### Task instructions
Only the pictures stay out; every record is to be quoted exactly.

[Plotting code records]
::::

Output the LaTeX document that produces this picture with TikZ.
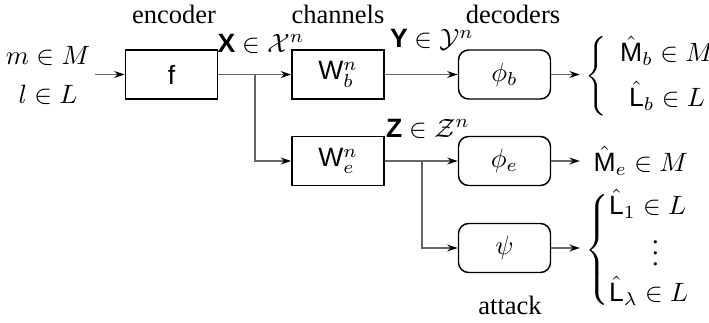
\documentclass[tikz,border=0pt]{standalone}
\usepackage{amsmath}
\usepackage{fontspec}
\setmainfont{Liberation Serif}
\setsansfont{Liberation Sans}
\usetikzlibrary{arrows.meta}
\begin{document}
\begin{tikzpicture}[x=0.377pt,y=-0.377pt,
  blk/.style={draw=black,line width=0.55pt,minimum width={92*0.377pt},minimum height={49*0.377pt},inner sep=0pt,font=\sffamily},
  dec/.style={blk,rounded corners=3.8pt},
  conn/.style={draw=black!60,line width=0.75pt},
  arr/.style={conn,-{Stealth[length=4pt,width=2.6pt,black]}},
  lbl/.style={inner sep=0pt}]
\useasboundingbox (0,0) rectangle (709,322);
% labels
\node[lbl,anchor=base] (tenc) at (174,23) {encoder};
\node[lbl,anchor=base] (tch) at (338,23) {channels};
\node[lbl,anchor=base] (tdec) at (513,23) {decoders};
\node[lbl,anchor=base] (tatt) at (510,314) {attack};
% inputs
\node[lbl] (inm) at (48,56) {$m\in M$};
\node[lbl] (inl) at (48,95) {$l\in L$};
\coordinate (in) at (95,74.5);
% blocks
\node[blk] (f) at (171.5,74.5) {f};
\node[blk] (Wb) at (338,74.5) {$\mathsf{W}_b^n$};
\node[blk] (We) at (338,161) {$\mathsf{W}_e^n$};
\node[dec] (phib) at (504.5,74.5) {$\phi_b$};
\node[dec] (phie) at (504.5,161) {$\phi_e$};
\node[dec] (psi) at (504.5,248) {$\psi$};
% signal labels
\node[lbl] (lx) at (261,44) {\textsf{\bfseries X} $\in\mathcal{X}^n$};
\node[lbl] (ly) at (432,40) {\textsf{\bfseries Y} $\in\mathcal{Y}^n$};
\node[lbl] (lz) at (428,129) {\textsf{\bfseries Z} $\in\mathcal{Z}^n$};
% connectors
\coordinate (b1) at (255,74.5);
\coordinate (b2) at (422,161);
\draw[arr] (in) -- (f.west);
\draw[conn] (f.east) -- (b1);
\draw[arr] (b1) -- (Wb.west);
\draw[arr] (b1) |- (We.west);
\draw[arr] (Wb.east) -- (phib.west);
\draw[conn] (We.east) -- (b2);
\draw[arr] (b2) -- (phie.west);
\draw[arr] (b2) |- (psi.west);
\coordinate (ob) at (580,74.5);
\coordinate (oe) at (580,161);
\coordinate (op) at (580,248);
\draw[arr] (phib.east) -- (ob);
\draw[arr] (phie.east) -- (oe);
\draw[arr] (psi.east) -- (op);
% outputs
\node[lbl,anchor=west] (outb) at (585,76) {$\left\{\begin{array}{c}\hat{\mathsf{M}}_b\in M\\[4pt] \hat{\mathsf{L}}_b\in L\end{array}\right.$};
\node[lbl,anchor=west] (oute) at (593,161) {$\hat{\mathsf{M}}_e\in M$};
\node[lbl,anchor=west] (outp) at (585,250) {$\left\{\begin{array}{@{}l}\hat{\mathsf{L}}_1\in L\\[0.5pt] \multicolumn{1}{c}{\vdots}\\[0.5pt] \hat{\mathsf{L}}_\lambda\in L\end{array}\right.$};
\end{tikzpicture}
\end{document}
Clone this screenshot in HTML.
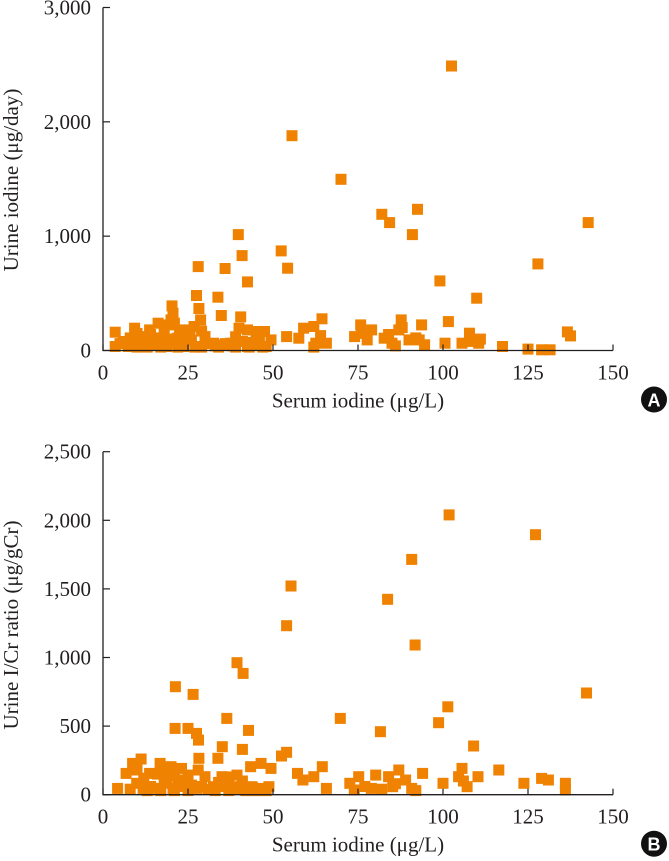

::::

### Answer in full
Output the LaTeX document that produces this picture with TikZ.
\documentclass[tikz,border=0pt]{standalone}
\usepackage{amsmath}
\usepackage{fontspec}
\setmainfont{Liberation Serif}
\setsansfont{Liberation Sans}
\usetikzlibrary{arrows.meta}
\begin{document}
\begin{tikzpicture}[x=0.377pt,y=-0.377pt,
  blk/.style={draw=black,line width=0.55pt,minimum width={92*0.377pt},minimum height={49*0.377pt},inner sep=0pt,font=\sffamily},
  dec/.style={blk,rounded corners=3.8pt},
  conn/.style={draw=black!60,line width=0.75pt},
  arr/.style={conn,-{Stealth[length=4pt,width=2.6pt,black]}},
  lbl/.style={inner sep=0pt}]
\useasboundingbox (0,0) rectangle (709,322);
% labels
\node[lbl,anchor=base] (tenc) at (174,23) {encoder};
\node[lbl,anchor=base] (tch) at (338,23) {channels};
\node[lbl,anchor=base] (tdec) at (513,23) {decoders};
\node[lbl,anchor=base] (tatt) at (510,314) {attack};
% inputs
\node[lbl] (inm) at (48,56) {$m\in M$};
\node[lbl] (inl) at (48,95) {$l\in L$};
\coordinate (in) at (95,74.5);
% blocks
\node[blk] (f) at (171.5,74.5) {f};
\node[blk] (Wb) at (338,74.5) {$\mathsf{W}_b^n$};
\node[blk] (We) at (338,161) {$\mathsf{W}_e^n$};
\node[dec] (phib) at (504.5,74.5) {$\phi_b$};
\node[dec] (phie) at (504.5,161) {$\phi_e$};
\node[dec] (psi) at (504.5,248) {$\psi$};
% signal labels
\node[lbl] (lx) at (261,44) {\textsf{\bfseries X} $\in\mathcal{X}^n$};
\node[lbl] (ly) at (432,40) {\textsf{\bfseries Y} $\in\mathcal{Y}^n$};
\node[lbl] (lz) at (428,129) {\textsf{\bfseries Z} $\in\mathcal{Z}^n$};
% connectors
\coordinate (b1) at (255,74.5);
\coordinate (b2) at (422,161);
\draw[arr] (in) -- (f.west);
\draw[conn] (f.east) -- (b1);
\draw[arr] (b1) -- (Wb.west);
\draw[arr] (b1) |- (We.west);
\draw[arr] (Wb.east) -- (phib.west);
\draw[conn] (We.east) -- (b2);
\draw[arr] (b2) -- (phie.west);
\draw[arr] (b2) |- (psi.west);
\coordinate (ob) at (580,74.5);
\coordinate (oe) at (580,161);
\coordinate (op) at (580,248);
\draw[arr] (phib.east) -- (ob);
\draw[arr] (phie.east) -- (oe);
\draw[arr] (psi.east) -- (op);
% outputs
\node[lbl,anchor=west] (outb) at (585,76) {$\left\{\begin{array}{c}\hat{\mathsf{M}}_b\in M\\[4pt] \hat{\mathsf{L}}_b\in L\end{array}\right.$};
\node[lbl,anchor=west] (oute) at (593,161) {$\hat{\mathsf{M}}_e\in M$};
\node[lbl,anchor=west] (outp) at (585,250) {$\left\{\begin{array}{@{}l}\hat{\mathsf{L}}_1\in L\\[0.5pt] \multicolumn{1}{c}{\vdots}\\[0.5pt] \hat{\mathsf{L}}_\lambda\in L\end{array}\right.$};
\end{tikzpicture}
\end{document}
Clone this screenshot in HTML.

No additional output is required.